Teen Help: What is your Teen Thinking? Getting them to open up....
Dr. Michele Borba, Parenting Expert and Educator, offers excellent tips to help us get in touch and stay in touch with our teens. As an author of over 25 parenting books, she has sound advice and proven results with extensive research. Her latest book, Big Book of Parenting Solutions, has been one of the top selling parenting book and every parent and teacher must own.
From the expert herself, take the time to review Michele Borba's expert advice to help your teens to open up.
- Don’t push. Think of friends you really feel comfortable talking to. They’re usually calm, open, and not pushy. Use those same listening strategies whenever you’re with your child.
- Honor silence. Research shows that some kids need a bit longer to open up. So don’t give up during those lulls. Just wait a little longer.
- Halt the criticism. If you need to bite your tongue to stop those critical, judgmental comments, do so. Don’t come off like a prosecutor or judge. Nothing stops a conversation faster than those “You should have” kind of comments.
- Listen during active times. Some kids–particularly boys–are more responsive to talking when they are doing something active. So find active things your child likes to do whether it is kicking around a soccer ball, playing Old Maid, building Legoes, drawing, or shooting baskets. Use those active times for those chats. You just may find your kid is more receptive to talking.

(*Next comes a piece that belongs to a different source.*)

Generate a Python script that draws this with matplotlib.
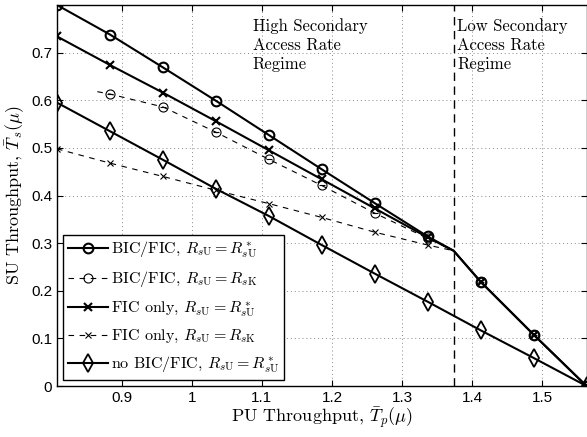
import matplotlib
matplotlib.use("Agg")
import matplotlib.pyplot as plt
import numpy as np

plt.rcParams['mathtext.fontset'] = 'cm'

# PU throughput sample points (markers) and the regime boundary
x_pts = [0.8074, 0.8830, 0.9586, 1.0342, 1.1098, 1.1854, 1.2610, 1.3366, 1.4122, 1.4878, 1.5634]
x_kink = 1.3737
y_kink = 0.284

# SU throughput values
bic_opt = [0.800, 0.738, 0.669, 0.599, 0.527, 0.455, 0.384, 0.314, 0.219, 0.108, 0.0]
fic_opt = [0.734, 0.674, 0.616, 0.556, 0.495, 0.434, 0.373, 0.312, 0.219, 0.108, 0.0]
bic_k = [0.613, 0.586, 0.533, 0.476, 0.421, 0.363, 0.310, 0.219, 0.108, 0.0]  # from x_pts[1]
fic_k = [0.498, 0.468, 0.440, 0.411, 0.383, 0.354, 0.323, 0.296, 0.219, 0.108, 0.0]
no_bic = [0.595, 0.535, 0.475, 0.414, 0.357, 0.296, 0.236, 0.177, 0.117, 0.059, 0.0]
bic_k_start = (0.865, 0.618)

xticks = [0.9, 1.0, 1.1, 1.2, 1.3, 1.4, 1.5]
xtick_labels = ['0.9', '1', '1.1', '1.2', '1.3', '1.4', '1.5']
yticks = [0, 0.1, 0.2, 0.3, 0.4, 0.5, 0.6, 0.7]
ytick_labels = ['0', '0.1', '0.2', '0.3', '0.4', '0.5', '0.6', '0.7']

serif = 'cmr10'


def with_kink(xs, ys):
    # add the regime boundary point (no marker) between the samples around it
    n = sum(1 for v in xs if v < x_kink)
    xx = list(xs[:n]) + [x_kink] + list(xs[n:])
    yy = list(ys[:n]) + [y_kink] + list(ys[n:])
    marks = [i for i in range(len(xx)) if i != n]
    return xx, yy, marks


fig = plt.figure(figsize=(5.87, 4.37), dpi=100)
ax = fig.add_axes([57 / 587, 1 - 386 / 437, 529.5 / 587, 381 / 437])

dash = (0, (5, 5))

# BIC/FIC, R_sK (dashed circles)
xx, yy, mk = with_kink(x_pts[1:], bic_k)
xx = [bic_k_start[0]] + xx
yy = [bic_k_start[1]] + yy
mk = [i + 1 for i in mk]
h2, = ax.plot(xx, yy, color='k', lw=0.8, linestyle=dash, marker='o', markevery=mk,
              ms=6.5, mfc='none', mew=0.8)
ax.plot([xx[i] for i in mk], [yy[i] for i in mk], linestyle='none', marker='_',
        ms=4.5, color='k', mew=0.8)

# FIC only, R_sK (dashed x)
xx, yy, mk = with_kink(x_pts, fic_k)
h4, = ax.plot(xx, yy, color='k', lw=0.8, linestyle=dash, marker='x', markevery=mk,
              ms=5, mew=0.8)

# no BIC/FIC
h5, = ax.plot(x_pts, no_bic, color='k', lw=1.5, marker='d', ms=9, mfc='none', mew=1.3)

# FIC only, R* (solid x)
xx, yy, mk = with_kink(x_pts, fic_opt)
h3, = ax.plot(xx, yy, color='k', lw=1.5, marker='x', markevery=mk, ms=5.5, mew=1.5)

# BIC/FIC, R* (solid circles)
xx, yy, mk = with_kink(x_pts, bic_opt)
h1, = ax.plot(xx, yy, color='k', lw=1.5, marker='o', markevery=mk, ms=7, mfc='none', mew=1.5)

# regime boundary
ax.axvline(x_kink, color='k', lw=1.0, linestyle=(0, (6, 4)))

ax.text(1.087, 0.772, 'High Secondary\nAccess Rate\nRegime', family=serif, fontsize=12,
        va='top', ha='left', linespacing=1.3)
ax.text(1.3785, 0.772, 'Low Secondary\nAccess Rate\nRegime', family=serif, fontsize=12,
        va='top', ha='left', linespacing=1.3)

ax.set_xlim(0.8074, 1.5634)
ax.set_ylim(0, 0.8)
ax.set_xticks(xticks)
ax.set_xticklabels(xtick_labels, family='Liberation Sans', fontsize=11)
ax.set_yticks(yticks)
ax.set_yticklabels(ytick_labels, family='Liberation Sans', fontsize=11)
ax.tick_params(direction='in', top=True, right=True, length=4, width=0.8)
ax.grid(True, color='#888888', linestyle=(0, (1, 3)), lw=0.7)
for s in ax.spines.values():
    s.set_linewidth(1.0)

ax.set_xlabel(r'PU Throughput, $\bar{T}_p(\mu)$', family=serif, fontsize=13, labelpad=1)
ax.set_ylabel(r'SU Throughput, $\bar{T}_s(\mu)$', family=serif, fontsize=13, labelpad=3)

labels = [r'BIC/FIC, $R_{s\mathrm{U}} = R^*_{s\mathrm{U}}$',
          r'BIC/FIC, $R_{s\mathrm{U}} = R_{s\mathrm{K}}$',
          r'FIC only, $R_{s\mathrm{U}} = R^*_{s\mathrm{U}}$',
          r'FIC only, $R_{s\mathrm{U}} = R_{s\mathrm{K}}$',
          r'no BIC/FIC, $R_{s\mathrm{U}} = R^*_{s\mathrm{U}}$']
leg = ax.legend([h1, h2, h3, h4, h5], labels, loc='lower left', bbox_to_anchor=(0.0, 0.0),
                borderaxespad=0.4, prop={'family': serif, 'size': 11.5}, handlelength=2.5,
                handletextpad=0.2, labelspacing=0.6, fancybox=False, framealpha=1,
                edgecolor='k', borderpad=0.3)
leg.get_frame().set_linewidth(1.0)

fig.savefig('out.png', dpi=100)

- Talk about your kid’s interests. Try tailoring the conversation around your child’s interests: her CD collection, his baseball cards, her Barbie doll, his Ipod downloads. Doing so might be a great entrée to discussing about what’s really going on your son or daughter’s life. One of my clients admitted that she read Teen People just to find some tidbit about some hot celeb to chat about with her daughter.
- Go to your kid’s zone. If you want some one-on-one talking time, try going to a place your kid enjoys: A mall to look for shoes, the batting cage to practice his swing, the golf range to hit a bucket of balls, a Starbucks for a latte. Your teen will be more relaxed because he’s in his territory and just might be more likely to open up to you.
- Ask specific questions. Kids say generic: “How was your day?” type questions are a big turn off. If you want to invite conversation ask more specific questions: “Who did you sit next to during lunch?” “What story did your teacher read today?” “What game did you play at recess?” You’ll be far more likely to get a response because the question conveys your real interest.
- Ask questions that elicit more than one-word responses. Make skillful use of your questions so that your child must respond with more than a one-word answer: “How would you have ended that book?” “What would you have done differently in the game?” “What are your feelings about…?”
- Find the best time and place for listening. With one of my own sons I realized it was almost impossible to talk with him before noon.(I swear he was on a different time zone is whole adolescence). I finally discovered the time he was most open to chatting was around five o’clock in the afternoon. And the place was in the kitchen where he would raid the refrigerator. So that’s where I’d plant myself each day knowing it was my best shot for a conversation. Which place and time is when you and your kids are most likely to have those great talks?
- Sit side by side. This one is interesting: some kids—particularly boys–are often more receptive to talking side by side. Face to face chats–especially during those teens years—put them ill at ease. So try rearranging your chair. Sit next to your son on the couch and chat during those TV commercials. Take advantage of those rides in the car to discuss those CD lyrics. Or do what I did: learn to ski so you can sit on that chair lift with your kid. There is a twenty-minute time period they are stuck with ya!
- Mandate family together times. If your home is anywhere like ours, sports, church group meetings, music lessons, and play practices used to constantly appear on the calendar, taking away fro our “together time.” So we finally sat down and figured out the times no one had anything scheduled, and those were mandated for our together times to just talk. If your family schedule is equally hectic, you may want to set aside specific times as well. Then don’t let anything interfere with your plan.
- Set unplugged times. Many parents set an “unplugged policy” from six to eight in the evening. They’ve figured that’s the time when their family gathers for family meals and to share their day. The rule sends a clear message to the kiddos: family comes first. Set times in your home where listening to your kids with your full presence matters most. And turn on those answering machines!
Be an educated parent, you will have safer and healthier teens.